The mod.io component UI framework is primarily concerned with the visualization of data objects returned from the mod.io REST API via the core plugin. As a result, data binding is particularly important for our widgets, and it is essential that a consistent approach be used throughout the entire framework.

  • In order for data binding to be performed consistently across widgets via an interface, mod.io components have the concept of a "data source". These are UObject-derived classes, instances of which can be passed to widgets to allow them to bind to properties of the data contained therein.
  • The component UI framework provides helper classes to take the lightweight structs returned by the core plugin and wrap them in UObjects that implement the appropriate interfaces.
  • The component UI framework does not make assumptions about what data an implementation may require in its model. Furthermore, a traditional monolithic data model often has a strong correlation with UI layout. The framework strives to maintain flexibility for consumers by minimizing assumptions about widget hierarchy and layout, so there is no single "model" class containing the backing data.

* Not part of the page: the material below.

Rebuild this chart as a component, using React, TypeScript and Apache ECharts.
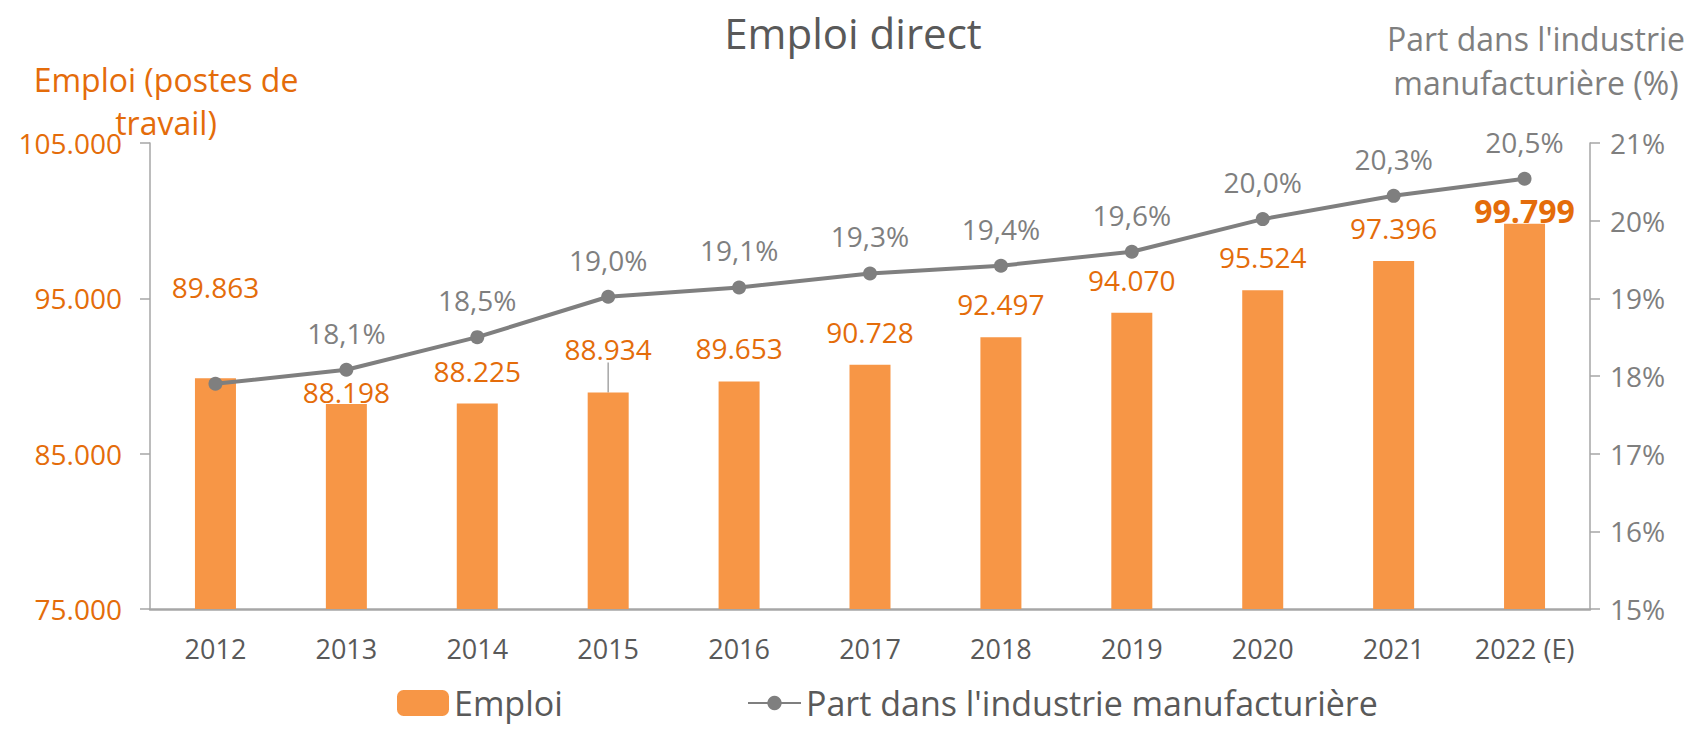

Rather, the data model is distributed through each widget in your implementation, which also allows for the use of individual components outside of a specific hierarchy or layout.
  • Data binding in this fashion is essentially a generalization of the approach the engine uses with IUserObjectListEntry, but without the assumption that the implementing widget is a UserWidget.
  • Implementing objects are responsible for "owning" their data source internally to prevent it from being garbage collected.
  • A "data source" can be any type of UObject, but in practice, the component UI framework often expects the Data Source for a specific component to implement a specific interface so that it can be queried for data to visualize. There are no other requirements on a data source. For instance, if implementors wanted to use a UObject that implemented the data interface for a mod and for a user (referencing the mod's author) — this is supported.
  • The mod.io UI subsystem emits events by invoking multicast delegates when asynchronous calls that alter the implicit data model have completed. This ensures that individual components do not need to rely on one another to know when this occurs and only receive notifications for data model changes they wish to be informed of.

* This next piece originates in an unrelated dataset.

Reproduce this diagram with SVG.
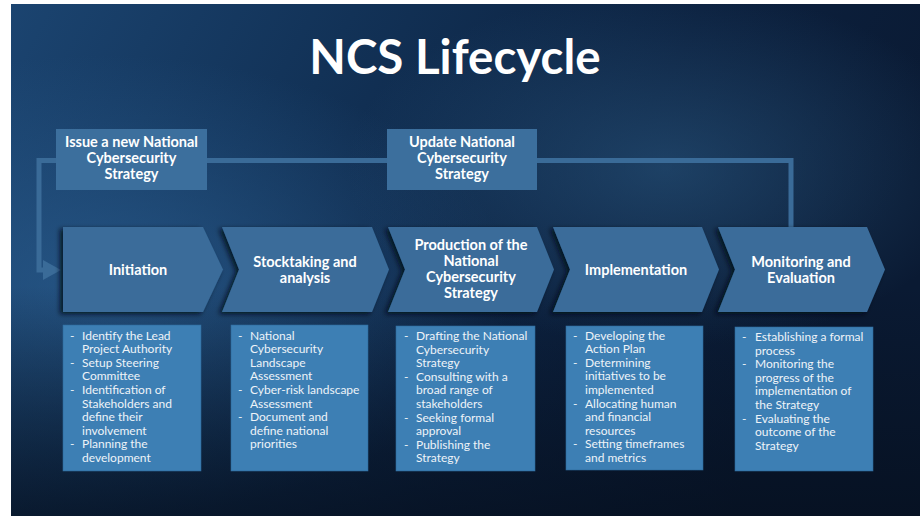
<svg xmlns="http://www.w3.org/2000/svg" width="920" height="516" viewBox="0 0 920 516">
  <defs>
    <linearGradient id="bgBase" x1="0" y1="0" x2="1" y2="0.3">
      <stop offset="0" stop-color="#1b4470"/>
      <stop offset="0.35" stop-color="#123257"/>
      <stop offset="0.7" stop-color="#0c213f"/>
      <stop offset="1" stop-color="#0a1a33"/>
    </linearGradient>
    <radialGradient id="glowLeft" cx="0.1" cy="0.55" r="0.45">
      <stop offset="0" stop-color="#2a5d8f" stop-opacity="0.75"/>
      <stop offset="1" stop-color="#2a5d8f" stop-opacity="0"/>
    </radialGradient>
    <radialGradient id="glowWave" cx="0.72" cy="0.32" r="0.35">
      <stop offset="0" stop-color="#2c5c86" stop-opacity="0.55"/>
      <stop offset="1" stop-color="#2c5c86" stop-opacity="0"/>
    </radialGradient>
    <linearGradient id="shadeBottom" x1="0" y1="0" x2="0" y2="1">
      <stop offset="0.55" stop-color="#050e1c" stop-opacity="0"/>
      <stop offset="1" stop-color="#050e1c" stop-opacity="0.7"/>
    </linearGradient>
    <filter id="drop" x="-10%" y="-10%" width="120%" height="125%">
      <feDropShadow dx="-3" dy="2" stdDeviation="2.5" flood-color="#020814" flood-opacity="0.85"/>
    </filter>
    <marker id="arrowHead" markerWidth="4" markerHeight="4" refX="1" refY="2" orient="auto" markerUnits="strokeWidth">
      <path d="M0,0 L3.6,2 L0,4 Z" fill="#3a6b98"/>
    </marker>
    <style>
      .title { font-family: Lato, "Open Sans", "Liberation Sans", sans-serif; font-weight: 700; font-size: 47.5px; fill: #ffffff; }
      .label { font-family: Lato, "Open Sans", "Liberation Sans", sans-serif; font-weight: 700; font-size: 14.5px; fill: #ffffff; text-anchor: middle; }
      .bullet { font-family: Lato, "Open Sans", "Liberation Sans", sans-serif; font-weight: 400; font-size: 12px; fill: #eef3f8; }
      .chev { fill: #3a6c9a; filter: url(#drop); }
      .tbox { fill: #3c6f9d; }
      .lbox { fill: #3d7fb4; stroke: #2e6a9c; stroke-width: 0.6; }
      .loop { fill: none; stroke: #3a6b98; stroke-width: 5; }
    </style>
  </defs>

  <!-- backdrop -->
  <rect x="11" y="4" width="909" height="512" fill="url(#bgBase)"/>
  <rect x="11" y="4" width="909" height="512" fill="url(#glowLeft)"/>
  <rect x="11" y="4" width="909" height="512" fill="url(#glowWave)"/>
  <rect x="11" y="4" width="909" height="512" fill="url(#shadeBottom)"/>

  <text class="title" x="455" y="74" text-anchor="middle">NCS Lifecycle</text>

  <!-- feedback loop -->
  <g id="connectors">
    <path class="loop" d="M791,228 V160.5 H39 V270 H48" marker-end="url(#arrowHead)"/>
  </g>

  <!-- trigger boxes -->
  <g id="issue-new">
    <rect class="tbox" x="56" y="129" width="151" height="61"/>
    <text class="label"><tspan x="131.5" y="147">Issue a new National</tspan><tspan x="131.5" y="163">Cybersecurity</tspan><tspan x="131.5" y="179">Strategy</tspan></text>
  </g>
  <g id="update">
    <rect class="tbox" x="387" y="129" width="150" height="61"/>
    <text class="label"><tspan x="462" y="147">Update National</tspan><tspan x="462" y="163">Cybersecurity</tspan><tspan x="462" y="179">Strategy</tspan></text>
  </g>

  <!-- phase chevrons -->
  <g id="initiation">
    <path class="chev" d="M63,227 H203 L223,269.5 L203,312 H63 Z"/>
    <text class="label" x="138" y="274.5">Initiation</text>
  </g>
  <g id="stocktaking">
    <path class="chev" d="M222,227 H372 L389,269.5 L372,312 H222 L239,269.5 Z"/>
    <text class="label"><tspan x="305" y="266.5">Stocktaking and</tspan><tspan x="305" y="282.5">analysis</tspan></text>
  </g>
  <g id="production">
    <path class="chev" d="M388,227 H537 L554,269.5 L537,312 H388 L405,269.5 Z"/>
    <text class="label"><tspan x="471" y="250">Production of the</tspan><tspan x="471" y="266">National</tspan><tspan x="471" y="282">Cybersecurity</tspan><tspan x="471" y="298">Strategy</tspan></text>
  </g>
  <g id="implementation">
    <path class="chev" d="M553,227 H702 L719,269.5 L702,312 H553 L570,269.5 Z"/>
    <text class="label" x="636" y="274.5">Implementation</text>
  </g>
  <g id="monitoring">
    <path class="chev" d="M718,227 H867 L885,269.5 L867,312 H718 L735,269.5 Z"/>
    <text class="label"><tspan x="801" y="266.5">Monitoring and</tspan><tspan x="801" y="282.5">Evaluation</tspan></text>
  </g>

  <!-- activity lists -->
  <g id="list-initiation">
    <rect class="lbox" x="63" y="325" width="138" height="146"/>
    <text class="bullet">
      <tspan x="70" y="339.5">-</tspan><tspan x="82" y="339.5">Identify the Lead</tspan>
      <tspan x="82" y="353.1">Project Authority</tspan>
      <tspan x="70" y="366.7">-</tspan><tspan x="82" y="366.7">Setup Steering</tspan>
      <tspan x="82" y="380.3">Committee</tspan>
      <tspan x="70" y="393.9">-</tspan><tspan x="82" y="393.9">Identification of</tspan>
      <tspan x="82" y="407.5">Stakeholders and</tspan>
      <tspan x="82" y="421.1">define their</tspan>
      <tspan x="82" y="434.7">involvement</tspan>
      <tspan x="70" y="448.3">-</tspan><tspan x="82" y="448.3">Planning the</tspan>
      <tspan x="82" y="461.9">development</tspan>
    </text>
  </g>
  <g id="list-stocktaking">
    <rect class="lbox" x="231" y="325" width="137" height="146"/>
    <text class="bullet">
      <tspan x="238" y="339.5">-</tspan><tspan x="250" y="339.5">National</tspan>
      <tspan x="250" y="353.1">Cybersecurity</tspan>
      <tspan x="250" y="366.7">Landscape</tspan>
      <tspan x="250" y="380.3">Assessment</tspan>
      <tspan x="238" y="393.9">-</tspan><tspan x="250" y="393.9">Cyber-risk landscape</tspan>
      <tspan x="250" y="407.5">Assessment</tspan>
      <tspan x="238" y="421.1">-</tspan><tspan x="250" y="421.1">Document and</tspan>
      <tspan x="250" y="434.7">define national</tspan>
      <tspan x="250" y="448.3">priorities</tspan>
    </text>
  </g>
  <g id="list-production">
    <rect class="lbox" x="396" y="326" width="139" height="145"/>
    <text class="bullet">
      <tspan x="404" y="340">-</tspan><tspan x="416" y="340">Drafting the National</tspan>
      <tspan x="416" y="353.6">Cybersecurity</tspan>
      <tspan x="416" y="367.2">Strategy</tspan>
      <tspan x="404" y="380.8">-</tspan><tspan x="416" y="380.8">Consulting with a</tspan>
      <tspan x="416" y="394.4">broad range of</tspan>
      <tspan x="416" y="408">stakeholders</tspan>
      <tspan x="404" y="421.6">-</tspan><tspan x="416" y="421.6">Seeking formal</tspan>
      <tspan x="416" y="435.2">approval</tspan>
      <tspan x="404" y="448.8">-</tspan><tspan x="416" y="448.8">Publishing the</tspan>
      <tspan x="416" y="462.4">Strategy</tspan>
    </text>
  </g>
  <g id="list-implementation">
    <rect class="lbox" x="566" y="326" width="137" height="144"/>
    <text class="bullet">
      <tspan x="573" y="339.5">-</tspan><tspan x="585" y="339.5">Developing the</tspan>
      <tspan x="585" y="353.1">Action Plan</tspan>
      <tspan x="573" y="366.7">-</tspan><tspan x="585" y="366.7">Determining</tspan>
      <tspan x="585" y="380.3">initiatives to be</tspan>
      <tspan x="585" y="393.9">implemented</tspan>
      <tspan x="573" y="407.5">-</tspan><tspan x="585" y="407.5">Allocating human</tspan>
      <tspan x="585" y="421.1">and financial</tspan>
      <tspan x="585" y="434.7">resources</tspan>
      <tspan x="573" y="448.3">-</tspan><tspan x="585" y="448.3">Setting timeframes</tspan>
      <tspan x="585" y="461.9">and metrics</tspan>
    </text>
  </g>
  <g id="list-monitoring">
    <rect class="lbox" x="735" y="327" width="138" height="144"/>
    <text class="bullet">
      <tspan x="742" y="341">-</tspan><tspan x="755" y="341">Establishing a formal</tspan>
      <tspan x="755" y="354.6">process</tspan>
      <tspan x="742" y="368.2">-</tspan><tspan x="755" y="368.2">Monitoring the</tspan>
      <tspan x="755" y="381.8">progress of the</tspan>
      <tspan x="755" y="395.4">implementation of</tspan>
      <tspan x="755" y="409">the Strategy</tspan>
      <tspan x="742" y="422.6">-</tspan><tspan x="755" y="422.6">Evaluating the</tspan>
      <tspan x="755" y="436.2">outcome of the</tspan>
      <tspan x="755" y="449.8">Strategy</tspan>
    </text>
  </g>
</svg>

Emphasise flexibility and composability for widgets

While a template design for the component UI framework will be shipped in a future release, the expectation is that many studios will want to build their own layout or incorporate components from the framework into their existing UI implementation, and the default component implementations should avoid making assumptions about how and where they are used. The framework and the default implementations of components in the framework do everything possible to ensure loose coupling between components and between components and their internal subwidgets.

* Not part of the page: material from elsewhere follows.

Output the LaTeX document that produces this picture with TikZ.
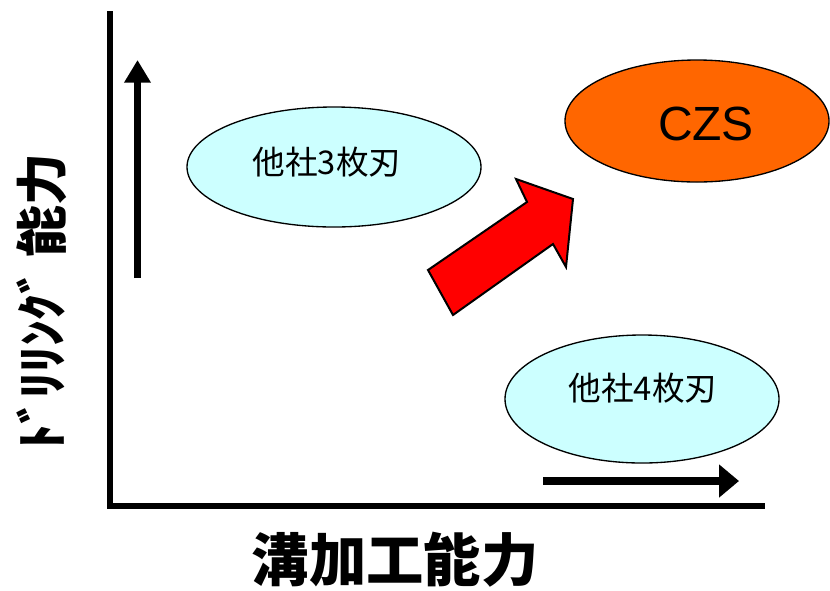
\documentclass[tikz,border=0pt]{standalone}
\usepackage{fontspec}
\setmainfont{Liberation Sans}
\newfontfamily\jpfont{Noto Sans CJK JP}
\usepackage{xcolor}
\usetikzlibrary{shapes,arrows.meta}
\definecolor{palecyan}{HTML}{CCFFFF}
\definecolor{czsorange}{HTML}{FF6600}

\begin{document}
\begin{tikzpicture}[x=0.75pt,y=0.75pt,yscale=-1,xscale=1]
  \useasboundingbox (0,0) rectangle (830,590);

    % Axes
    \draw [line width=5pt] (110,11) -- (110,506) -- (765,506);
    \draw [line width=5.5pt, -{Triangle[length=17pt,width=19pt]}] (137.5,278) -- (137.5,60);
    \draw [line width=5.5pt, -{Triangle[length=15pt,width=24pt]}] (543,481) -- (739,481);

    %Shape: Ellipse
    \draw (334,167) node [ellipse, draw, line width=1pt, fill=palecyan, inner sep=0pt, minimum width=220.5pt, minimum height=90pt] (other3) {};
    \draw (697,121) node [ellipse, draw, line width=1pt, fill=czsorange, inner sep=0pt, minimum width=198pt, minimum height=91.5pt] (czs) {};
    \draw (642,399) node [ellipse, draw, line width=1pt, fill=palecyan, inner sep=0pt, minimum width=205.5pt, minimum height=96pt] (other4) {};

    %Shape: Block Arrow
    \draw [fill=red, line width=1.5pt, line join=miter] (428,270) -- (527,202) -- (516,179) -- (573,199) -- (566,267) -- (553,244) -- (453,315) -- cycle;

    % Text Node
    \draw (327,162) node [inner sep=0.75pt] (txt3) {\jpfont\fontsize{24.5}{28}\selectfont 他社3枚刃};
    \draw (706,124) node [inner sep=0.75pt] (txtczs) {\fontsize{36}{40}\selectfont CZS};
    \draw (643,388) node [inner sep=0.75pt] (txt4) {\jpfont\fontsize{24.5}{28}\selectfont 他社4枚刃};
    % Text Node
    \draw (395,560) node [inner sep=0.75pt] (xlabel) {\jpfont\bfseries\fontsize{43}{46}\selectfont 溝加工能力};
    \draw (42,302) node [rotate=90, inner sep=0.75pt] (ylabel) {\jpfont\bfseries\fontsize{39}{44}\selectfont ﾄﾞﾘﾘﾝｸﾞ 能力};

\end{tikzpicture}
\end{document}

  • BindWidget is inflexible and enforces specific hierarchical arrangements of widgets because of its requirement that the bound widget be an immediate child of the widget with the associated UPROPERTY. As a result, the component UI framework does not use either BindWidget or BindWidgetOptional anywhere.
  • Components in the framework all use getter functions to retrieve references to subwidgets and are tolerant of those references being not provided by an implementation.
    • A component may either degrade gracefully or simply not function if a sub-widget is not provided, but must not cause crashes as a result.
  • Widget getter functions all return sub-widgets via TScriptInterface to provide as much concept checking as the engine currently permits. Default component implementations should never directly reference sub-widgets via variables.
  • Default components are not allowed to make any assumptions about the hierarchy that they are placed in — they should make no calls to GetParent() or rely on being placed in particular slot types.
  • Some widgets may need to update their states based on changes made elsewhere within the user interface. These widgets will use the ModioUISubsystem to register their interest for specific events occurring rather than relying on parent widgets to notify them.

Don't include styling as part of the public interface

The component UI framework is intended to allow studios to substitute their own widgets as appropriate in parallel with the above restrictions, component definitions impose minimal requirements about widget styling. Styling and appearance are configured using the instance-editable public UPROPERTY of widgets. For runtime changes, where absolutely necessary, interface calls will be performed as a last resort.

Favour re-usable widgets over bespoke implementations

The component UI framework emphasizes generic, repurposable components where possible. Some examples:

  • The Object Selector widget is generic and can be used to allow users to make a selection from any collection of UObjects. It imposes no requirements on the type of UObject that it is presenting to the user for selection.
  • The Enum Selector widget also models the Object Selector concept. The default implementation defers to an internal Object Selector for the majority of its functionality by requiring that the objects provided to the selector implement the IModioEnumEntryUIDetails.